The place of the mockery was the Praetorium, so named from the barracks of the emperor's personal guard in Rome, being presumably, therefore, the common hall where the soldiers held their drill and other exercises, adjacent to the governor's residence and perhaps a part of it.

The "scarlet robe" mentioned in this place was called "purple" by Mark (Mark 15:17). Perhaps part of the garments placed upon him in derision were purple, the whole attire being topped off with a scarlet robe; for it is significant that Mark does not actually refer to the robe as purple, but to his clothing. However, there is another possibility which is even more attractive to this writer, and that is that the robe had both colors, and possibly even a third. This presumption derives from the following: Christ's flesh was symbolized by the veil of the temple which hung just in front of the Holy of Holies. Now that veil, as described in Exodus 26:31, had three colors, blue, purple, and scarlet.
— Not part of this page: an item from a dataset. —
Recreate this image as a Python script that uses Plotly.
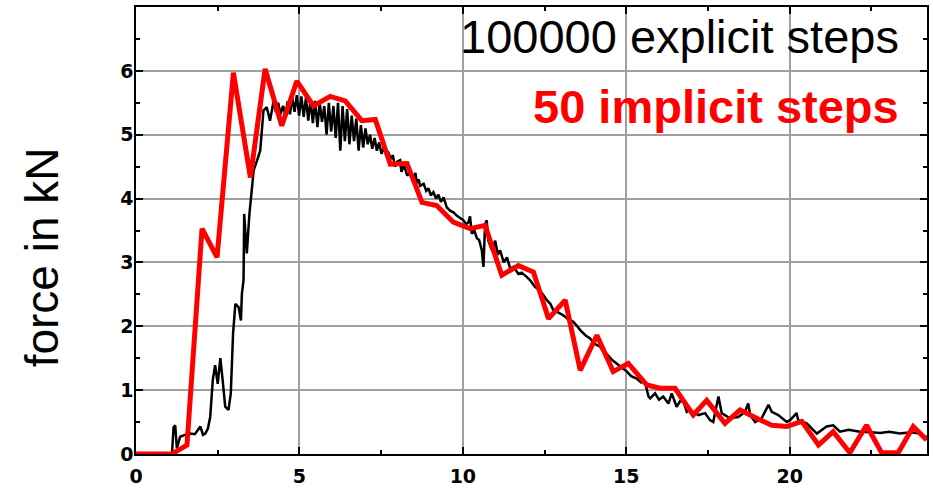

Those three colors appropriately symbolize the heavenly nature of Christ (in the blue), the earthly nature (in the scarlet), and the perfect blending of the divine and human in Christ (in the purple). How appropriate that during the dark drama of the crucifixion Christ should have worn the very colors of the symbolical veil. It is through the veil that is to say his flesh, that the new and living way is opened up (Hebrews 10:19-22, which see). In view of this, one cannot resist the speculation that the robe was probably three colors, blue and scarlet, with a commingling blue and scarlet to form purple in the center, after the manner of the veil of the ancient tabernacle. Certainly two of those colors are mentioned; and, had another one of the gospels mentioned it, the color might have been blue! Far from being a contradiction, the New Testament mention of two different colors opens a wide vista in which men may see Christ, throughout his passion, wearing the very colors (and surely TWO of them) of that veil which is called his flesh (Hebrews 10:20).